Request: target AVX512

Question

Request: target AVX512

HJLebbink opened this issue 7 years ago · 2 comments

Maybe a strange request: could you make a target for AVX512; that is, could you generate something like:

    // code=0x02, function=(C and (B nor A)), lowered=((B or A) notand C), set=intel
    template<> inline __m512i ternary<0x02>(const __m512i A, const __m512i B, const __m512i C) {
        const __m512i t0 = _mm512_or_si512(B, A);
        const __m512i t1 = _mm512_andnot_si512(t0, C);
        return t1;
    }

I would have done it myself, but I can't seem to understand the Python code...

Why would one need this: Vpternlog has lower throughput compared to 'ands', 'ors' and 'xors' on my Skylake X. If one optimizes for speed (and throughput), vpternlog may not always the best choice.

Answer 1 · 2018-01-05T18:21:02.000Z

Done, please check it out.

That's interesting, would you share some benchmarks?

Answer 2 · 2018-01-08T09:36:33.000Z

It is more complex to measure speed differences correctly than I hoped for.
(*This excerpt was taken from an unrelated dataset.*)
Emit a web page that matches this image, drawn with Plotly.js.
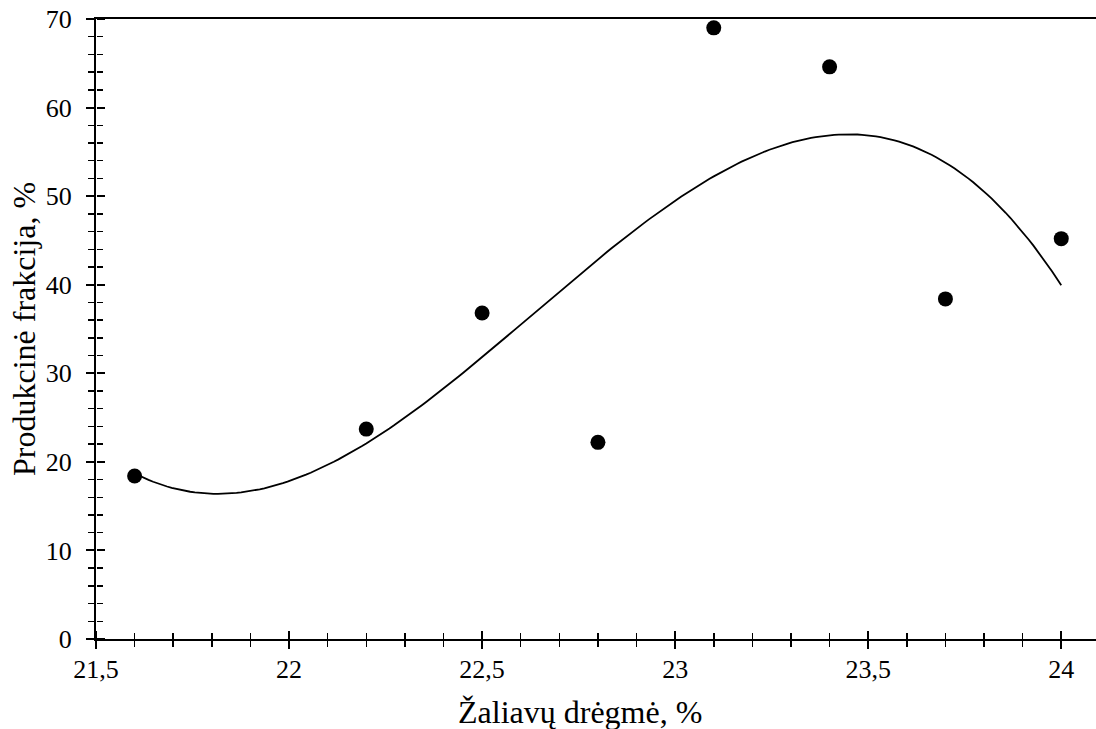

The (minor) speed increase I experienced in my application is probably due to the destination register in vpternlog being used as input. I assumed eg. that BF3[0xA] = (C and not (A)) is not faster with _mm512_andnot_si512(A, C) compared to _mm512_ternarylogic_epi32(A, B, C, 0xA) but I suspect it has lower throughput, yet cannot measure it correctly. If I have figured out how to determine what is better, I'll let you know.